MATERIAL FOR THIS TASK
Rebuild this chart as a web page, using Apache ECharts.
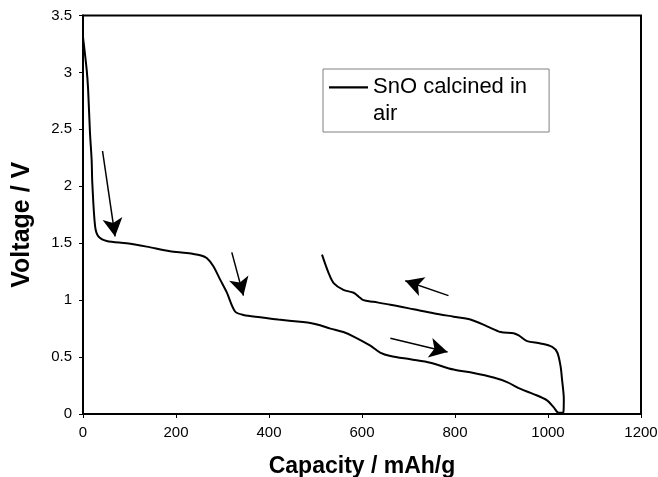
<!DOCTYPE html>
<html><head><meta charset="utf-8">
<script src="https://cdn.jsdelivr.net/npm/echarts@6/dist/echarts.min.js"></script>
<style>html,body{margin:0;padding:0;background:#fff}#c{width:658px;height:477px}</style>
</head><body><div id="c"></div>
<script>
// Capacity (mAh/g) and voltage (V)
const capacity = [0, 8, 11, 15, 18.6, 20, 26, 33, 51, 94, 137, 187, 223, 252, 266, 280, 295, 309, 327, 345, 381, 420, 467, 489, 510, 532, 560, 582, 618, 639, 661, 704, 747, 797, 840, 883, 912, 941, 969, 998, 1012, 1023,
  1033, 1034, 1030, 1027, 1020, 1009, 984, 955, 937, 926, 898, 869, 833, 797, 754, 711, 661, 625, 603, 593, 582, 560, 539, 528, 514];
const voltage = [3.31, 3.02, 2.85, 2.47, 2.23, 2.03, 1.65, 1.56, 1.52, 1.50, 1.47, 1.43, 1.415, 1.395, 1.37, 1.30, 1.18, 1.07, 0.90, 0.87, 0.85, 0.83, 0.81, 0.80, 0.78, 0.75, 0.72, 0.68, 0.60, 0.54, 0.51, 0.48, 0.45, 0.39, 0.36, 0.32, 0.28, 0.22, 0.175, 0.12, 0.06, 0.01,
  0.015, 0.13, 0.31, 0.42, 0.54, 0.59, 0.62, 0.64, 0.69, 0.71, 0.72, 0.77, 0.83, 0.855, 0.885, 0.92, 0.96, 0.985, 1.00, 1.03, 1.065, 1.09, 1.15, 1.24, 1.40];
const seriesName = 'SnO calcined in air';
const xTicks = [0, 200, 400, 600, 800, 1000, 1200];
const yTicks = [0, 0.5, 1, 1.5, 2, 2.5, 3, 3.5];
// Arrow annotations [tail, head] in data units
const arrows = [
  [[42, 2.31], [69, 1.56]],
  [[320, 1.42], [345, 1.04]],
  [[786, 1.04], [693, 1.17]],
  [[661, 0.665], [784, 0.545]]
];

const chart = echarts.init(document.getElementById('c'));
const F = 'Liberation Sans, Arial, sans-serif';
chart.setOption({
  animation: false,
  backgroundColor: '#fff',
  grid: { left: 83, right: 17, top: 15.5, bottom: 63, containLabel: false, outerBoundsMode: 'none',
    show: true, borderColor: '#000', borderWidth: 2, backgroundColor: '#fff' },
  legend: {
    left: 323, top: 69, orient: 'vertical',
    borderColor: '#808080', borderWidth: 1, borderRadius: 0,
    padding: [4, 22, 5, 6],
    itemWidth: 39, itemHeight: 27.4, itemGap: 0,
    symbolKeepAspect: false,
    icon: 'path://M0,0L39,0L39,2L0,2Z M0,25.4L0.01,25.4L0.01,25.41Z',
    itemStyle: { borderWidth: 0 },
    textStyle: { fontFamily: F, fontSize: 22, color: '#000', lineHeight: 27 },
    formatter: () => 'SnO calcined in\nair',
    data: [{ name: seriesName, itemStyle: { color: '#000', borderWidth: 0 } }]
  },
  xAxis: {
    type: 'value', min: 0, max: 1200, interval: 200,
    name: 'Capacity / mAh/g', nameLocation: 'middle', nameGap: 41,
    nameTextStyle: { fontFamily: F, fontSize: 23, fontWeight: 'bold', color: '#000' },
    axisLine: { lineStyle: { color: '#000', width: 2 } },
    axisTick: { show: true, length: 4, lineStyle: { color: '#000' } },
    axisLabel: { fontFamily: F, fontSize: 15, color: '#000', margin: 11,
      formatter: v => xTicks.includes(v) ? String(v) : '' },
    splitLine: { show: false }
  },
  yAxis: {
    type: 'value', min: 0, max: 3.5, interval: 0.5,
    name: 'Voltage / V', nameLocation: 'middle', nameGap: 48, nameRotate: 90,
    nameTextStyle: { fontFamily: F, fontSize: 25, fontWeight: 'bold', color: '#000', padding: [0, 20, 0, 0] },
    axisLine: { show: true, lineStyle: { color: '#000', width: 2 } },
    axisTick: { show: true, length: 4, lineStyle: { color: '#000' } },
    axisLabel: { fontFamily: F, fontSize: 15, color: '#000', margin: 11,
      formatter: v => yTicks.includes(v) ? String(v) : '' },
    splitLine: { show: false }
  },
  series: [{
    name: seriesName, type: 'line', showSymbol: false, symbol: 'none', smooth: 0.3,
    lineStyle: { color: '#000', width: 2 },
    itemStyle: { color: '#000' },
    data: capacity.map((c, i) => [c, voltage[i]]),
    markLine: {
      silent: true, animation: false,
      symbol: ['none', 'arrow'], symbolSize: [15, 18],
      label: { show: false },
      lineStyle: { color: '#000', width: 1.5, type: 'solid' },
      data: arrows.map(a => [{ coord: a[0] }, { coord: a[1] }])
    }
  }]
});
</script></body></html>
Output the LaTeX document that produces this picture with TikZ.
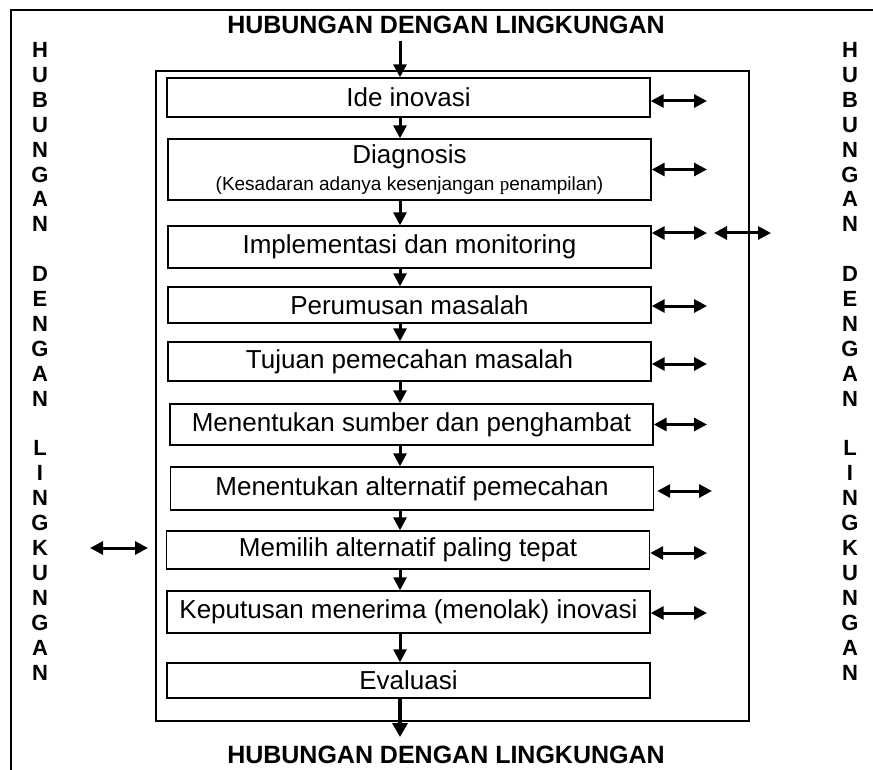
\documentclass[tikz,border=0pt]{standalone}
\usepackage{fontspec}
\setmainfont{Liberation Sans}
\newfontfamily\serifp{Liberation Serif}
\usetikzlibrary{arrows.meta}
\begin{document}
\begin{tikzpicture}[x=1pt,y=-1pt,
  stepbox/.style={draw, line width=1.4pt, inner sep=0pt, minimum width=483pt, minimum height=39pt, font=\fontsize{26}{30}\selectfont},
  flow/.style={-{Triangle[length=13pt,width=13pt]}, line width=3pt},
  dbl/.style={{Triangle[length=13pt,width=13pt]}-{Triangle[length=13pt,width=13pt]}, line width=3pt},
  titletext/.style={font=\fontsize{25}{29}\selectfont\bfseries, inner sep=0pt},
  vlet/.style={font=\fontsize{22}{26}\selectfont\bfseries, inner sep=0pt}
]
\useasboundingbox (0,0) rectangle (873,770);
% page frame
\draw[line width=2pt] (11,770) -- (11,10) -- (873,10);
% outer box
\draw[line width=1.4pt] (156,71) rectangle (749,721);
% titles
\node[titletext] (ttop) at (446,25) {HUBUNGAN DENGAN LINGKUNGAN};
\node[titletext] (tbot) at (446,755) {HUBUNGAN DENGAN LINGKUNGAN};
% steps
\node[stepbox] (ide) at (408.5,97.5) {Ide inovasi};
\node[stepbox, minimum height=61pt] (diag) at (409.5,169.5) {};
\node[font=\fontsize{26}{30}\selectfont, inner sep=0pt] (diagt) at (409.5,157) {Diagnosis};
\node[font=\fontsize{19}{22}\selectfont, inner sep=0pt] (diags) at (409.5,186) {(Kesadaran adanya kesenjangan {\serifp p}enampilan)};
\node[stepbox, minimum height=42pt] (impl) at (409.5,247) {Implementasi dan monitoring};
\node[stepbox, minimum height=36pt] (peru) at (409.5,305) {Perumusan masalah};
\node[stepbox, minimum height=39pt] (tuju) at (409.5,361.5) {Tujuan pemecahan masalah};
\node[stepbox, minimum height=41pt] (sumb) at (411.5,424.5) {Menentukan sumber dan penghambat};
\node[stepbox, minimum height=43pt] (alt) at (412,488.5) {Menentukan alternatif pemecahan};
\node[stepbox, minimum height=38pt] (pilih) at (408,550) {Memilih alternatif paling tepat};
\node[stepbox, minimum height=42pt] (kepu) at (408.5,612) {Keputusan menerima (menolak) inovasi};
\node[stepbox, minimum height=35pt] (eval) at (408.5,680.5) {Evaluasi};
% flow arrows
\coordinate (ax) at (400,0);
\coordinate (topin) at (400,41);
\coordinate (botout) at (400,737);
\draw[flow] (topin) -- (ide.north -| ax);
\draw[flow] (ide.south -| ax) -- (diag.north -| ax);
\draw[flow] (diag.south -| ax) -- (impl.north -| ax);
\draw[flow] (impl.south -| ax) -- (peru.north -| ax);
\draw[flow] (peru.south -| ax) -- (tuju.north -| ax);
\draw[flow] (tuju.south -| ax) -- (sumb.north -| ax);
\draw[flow] (sumb.south -| ax) -- (alt.north -| ax);
\draw[flow] (alt.south -| ax) -- (pilih.north -| ax);
\draw[flow] (pilih.south -| ax) -- (kepu.north -| ax);
\draw[flow] (kepu.south -| ax) -- (eval.north -| ax);
\draw[flow, line width=3.8pt, -{Triangle[length=14pt,width=15pt]}] (eval.south -| ax) -- (botout);
% side arrows
\coordinate (rx) at (707,0);
\draw[dbl] ([yshift=-3.5pt]ide.east) -- ([yshift=-3.5pt]ide.east -| rx);
\draw[dbl] (diag.east) -- (diag.east -| rx);
\draw[dbl] ([yshift=14pt]impl.east) -- ([yshift=14pt]impl.east -| rx);
\coordinate (i2a) at (714,233);
\coordinate (i2b) at (771,233);
\draw[dbl] (i2a) -- (i2b);
\draw[dbl] ([yshift=-1pt]peru.east) -- ([yshift=-1pt]peru.east -| rx);
\draw[dbl] ([yshift=-2.5pt]tuju.east) -- ([yshift=-2.5pt]tuju.east -| rx);
\draw[dbl] (sumb.east) -- (sumb.east -| rx);
\coordinate (rx2) at (712,0);
\draw[dbl] ([xshift=3pt,yshift=-2.5pt]alt.east) -- ([yshift=-2.5pt]alt.east -| rx2);
\draw[dbl] ([yshift=-3pt]pilih.east) -- ([yshift=-3pt]pilih.east -| rx);
\draw[dbl] ([yshift=-1pt]kepu.east) -- ([yshift=-1pt]kepu.east -| rx);
\coordinate (la) at (90,548);
\coordinate (lb) at (148,548);
\draw[dbl] (la) -- (lb);
% vertical letters
\foreach \i/\c in {0/H,1/U,2/B,3/U,4/N,5/G,6/A,7/N,9/D,10/E,11/N,12/G,13/A,14/N,16/L,17/I,18/N,19/G,20/K,21/U,22/N,23/G,24/A,25/N}{
  \node[vlet] (lv\i) at (40,50+24.9*\i) {\c};
  \node[vlet] (rv\i) at (850,50+24.9*\i) {\c};
}
\end{tikzpicture}
\end{document}
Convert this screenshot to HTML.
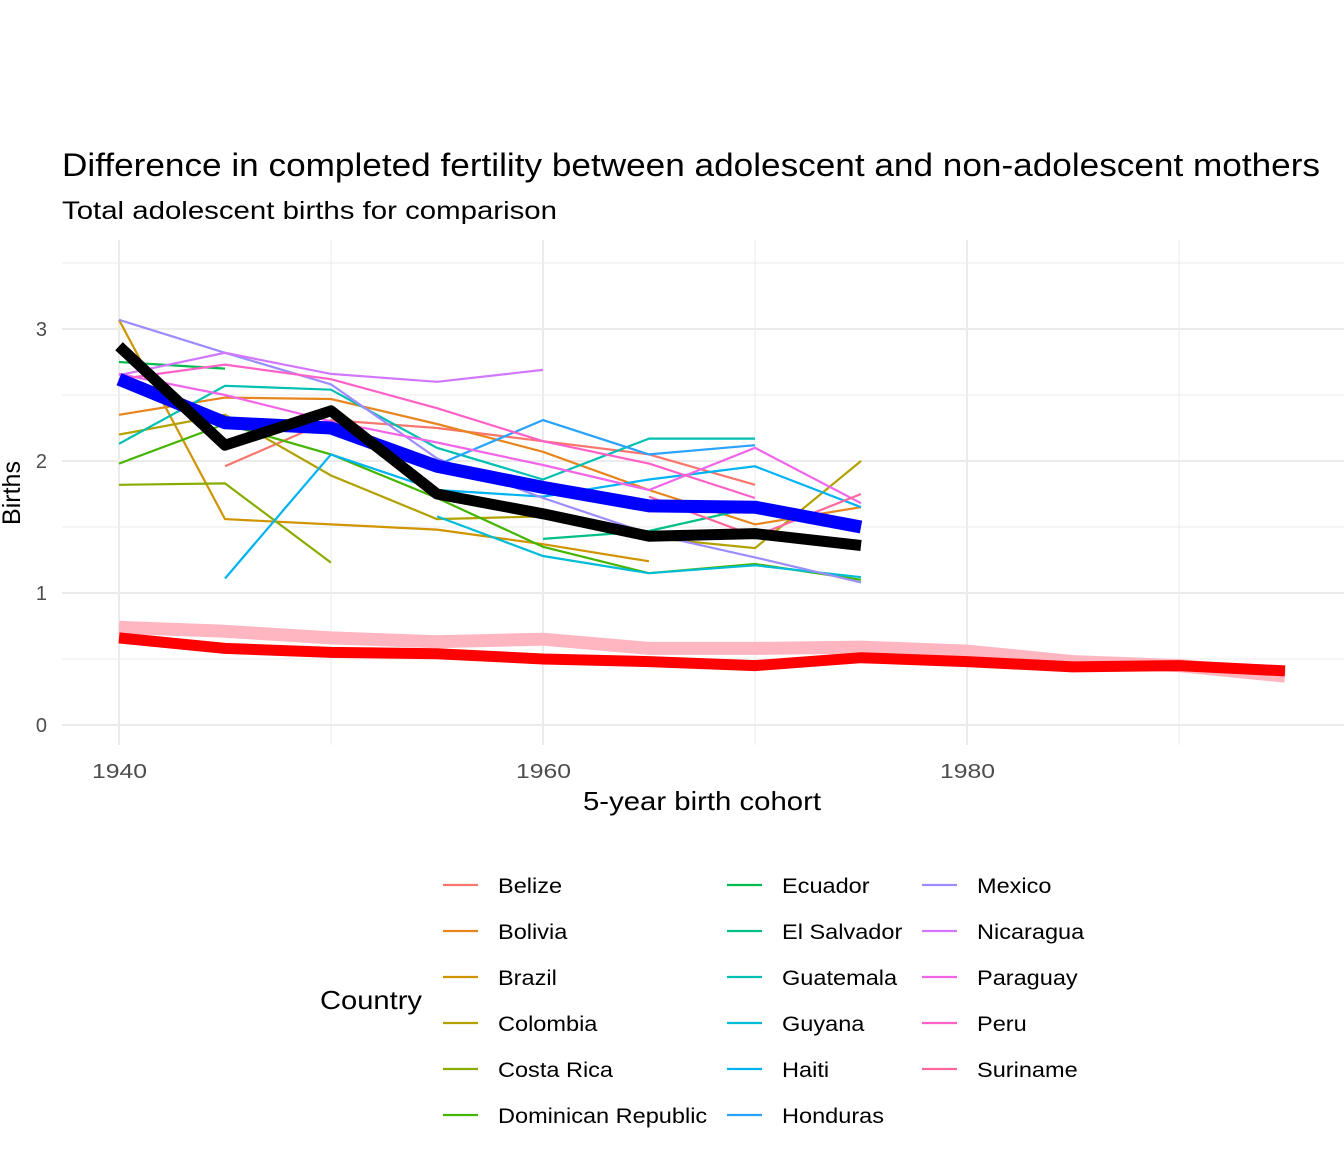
<!DOCTYPE html>
<html><head><meta charset="utf-8"><style>
body{margin:0;background:#fff;}
svg{display:block;font-family:"Liberation Sans",Arial,sans-serif;}
</style></head><body>
<svg id="chart" width="1344" height="1152" viewBox="0 0 1344 1152">
<rect width="1344" height="1152" fill="#fff"/>
<text x="62" y="176" font-size="32" fill="#000" textLength="1258" lengthAdjust="spacingAndGlyphs">Difference in completed fertility between adolescent and non-adolescent mothers</text>
<text x="62" y="219" font-size="25" fill="#000" textLength="495" lengthAdjust="spacingAndGlyphs">Total adolescent births for comparison</text>
<g id="grid"></g>
<g id="series"></g>
<g id="axes"></g>
<text x="583" y="810" font-size="26" textLength="238" lengthAdjust="spacingAndGlyphs">5-year birth cohort</text>
<text transform="translate(20,493) rotate(-90)" font-size="25" text-anchor="middle">Births</text>
<g id="legend">
<text x="320" y="1009" font-size="26" textLength="102" lengthAdjust="spacingAndGlyphs">Country</text>
</g>
</svg>
<script>
const countries=["Belize","Bolivia","Brazil","Colombia","Costa Rica","Dominican Republic","Ecuador","El Salvador","Guatemala","Guyana","Haiti","Honduras","Mexico","Nicaragua","Paraguay","Peru","Suriname"];
const colors=["#F8766D","#E7851E","#D09400","#B2A100","#89AC00","#45B500","#00BC51","#00C087","#00C0B2","#00BCD6","#00B3F2","#29A3FF","#9C8DFF","#D277FF","#F166E8","#FF61C7","#FF689E"];
const cohortYears=[1940,1945,1950,1955,1960,1965,1970,1975];
const countryValues=[
[null,1.96,2.31,2.25,2.15,2.05,1.82,null],
[2.35,2.48,2.47,2.28,2.07,1.78,1.52,1.65],
[3.07,1.56,1.52,1.48,1.37,1.24,null,null],
[2.2,2.35,1.89,1.56,1.58,1.42,1.34,2.0],
[1.82,1.83,1.23,null,null,null,null,null],
[1.98,2.28,2.05,1.72,1.35,1.15,1.22,1.1],
[2.75,2.7,null,null,null,null,null,null],
[null,null,null,null,1.41,1.47,1.65,null],
[2.13,2.57,2.54,2.1,1.86,2.17,2.17,null],
[null,null,null,1.58,1.28,1.15,1.21,1.12],
[null,1.11,2.05,1.78,1.73,1.86,1.96,1.65],
[null,null,null,1.97,2.31,2.05,2.12,null],
[3.07,2.82,2.58,2.02,1.72,1.45,1.27,1.08],
[2.65,2.82,2.66,2.6,2.69,null,null,null],
[2.66,2.5,2.3,2.14,1.97,1.78,2.1,1.68],
[2.62,2.73,2.62,2.4,2.15,1.98,1.72,null],
[null,null,null,null,null,1.73,1.43,1.75]];
const meanValues=[2.62,2.29,2.25,1.96,1.8,1.66,1.65,1.5];
const diffValues=[2.87,2.12,2.38,1.75,1.6,1.43,1.45,1.36];
const adolYears=[1940,1945,1950,1955,1960,1965,1970,1975,1980,1985,1990,1995];
const adolPinkValues=[0.74,0.71,0.66,0.63,0.65,0.58,0.58,0.59,0.56,0.48,0.45,0.37];
const adolRedValues=[0.66,0.58,0.55,0.54,0.5,0.48,0.45,0.51,0.48,0.44,0.45,0.41];
const xTicks=[1940,1960,1980];
const yTicks=[0,1,2,3];

const NS="http://www.w3.org/2000/svg";
const X=v=>119+(v-1940)*21.2;
const Y=v=>725-v*132;
function mk(tag,attrs,parent){const e=document.createElementNS(NS,tag);for(const k in attrs)e.setAttribute(k,attrs[k]);parent.appendChild(e);return e;}
function stretch(t,f){const w=t.getComputedTextLength();t.setAttribute('textLength',(w*f).toFixed(1));t.setAttribute('lengthAdjust','spacingAndGlyphs');}
const grid=document.getElementById('grid'),ser=document.getElementById('series'),axes=document.getElementById('axes'),leg=document.getElementById('legend');
for(let v=0.5;v<=3.5;v+=1){const l=mk('line',{x1:62,x2:1344,y1:Y(v),y2:Y(v),stroke:'#ebebeb','stroke-width':1},grid);}
for(const v of [1950,1970,1990]){const l=mk('line',{x1:X(v),x2:X(v),y1:240,y2:745,stroke:'#ebebeb','stroke-width':1},grid);}
for(const v of yTicks){const l=mk('line',{x1:62,x2:1344,y1:Y(v),y2:Y(v),stroke:'#ebebeb','stroke-width':2},grid);
const t=mk('text',{x:47,y:Y(v)+7,'font-size':20,fill:'#4d4d4d','text-anchor':'end'},axes);t.textContent=v;}
for(const v of xTicks){const l=mk('line',{x1:X(v),x2:X(v),y1:240,y2:745,stroke:'#ebebeb','stroke-width':2},grid);
const t=mk('text',{x:X(v)-27,y:778,'font-size':20,fill:'#4d4d4d'},axes);t.textContent=v;t.setAttribute('textLength','55');t.setAttribute('lengthAdjust','spacingAndGlyphs');}
function path(xs,ys){let d='',pen=false;for(let i=0;i<xs.length;i++){if(ys[i]==null){pen=false;continue;}d+=(pen?'L':'M')+X(xs[i]).toFixed(1)+','+Y(ys[i]).toFixed(1);pen=true;}return d;}
let p=mk('path',{d:path(adolYears,adolPinkValues),fill:'none',stroke:'#FFB6C1','stroke-width':13,'stroke-linejoin':'round'},ser);

p=mk('path',{d:path(adolYears,adolRedValues),fill:'none',stroke:'#FF0000','stroke-width':11,'stroke-linejoin':'round'},ser);

countries.forEach((c,i)=>{const e=mk('path',{d:path(cohortYears,countryValues[i]),fill:'none',stroke:colors[i],'stroke-width':2.2},ser);

});
p=mk('path',{d:path(cohortYears,meanValues),fill:'none',stroke:'#0000FF','stroke-width':13,'stroke-linejoin':'round'},ser);

p=mk('path',{d:path(cohortYears,diffValues),fill:'none',stroke:'#000','stroke-width':11,'stroke-linejoin':'round'},ser);

const colK=[443,727,922],colT=[498,782,977];
countries.forEach((c,i)=>{const col=Math.floor(i/6),row=i%6,y=885+row*46;
const l=mk('line',{x1:colK[col],x2:colK[col]+35,y1:y,y2:y,stroke:colors[i],'stroke-width':2.2},leg);


const t=mk('text',{x:colT[col],y:y+8,'font-size':21},leg);t.textContent=c;


stretch(t,1.12);});
</script>
</body></html>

DIRECTIVE
Give the number of lines in the records that contain the string "page", with no other output.

RESPONSE
2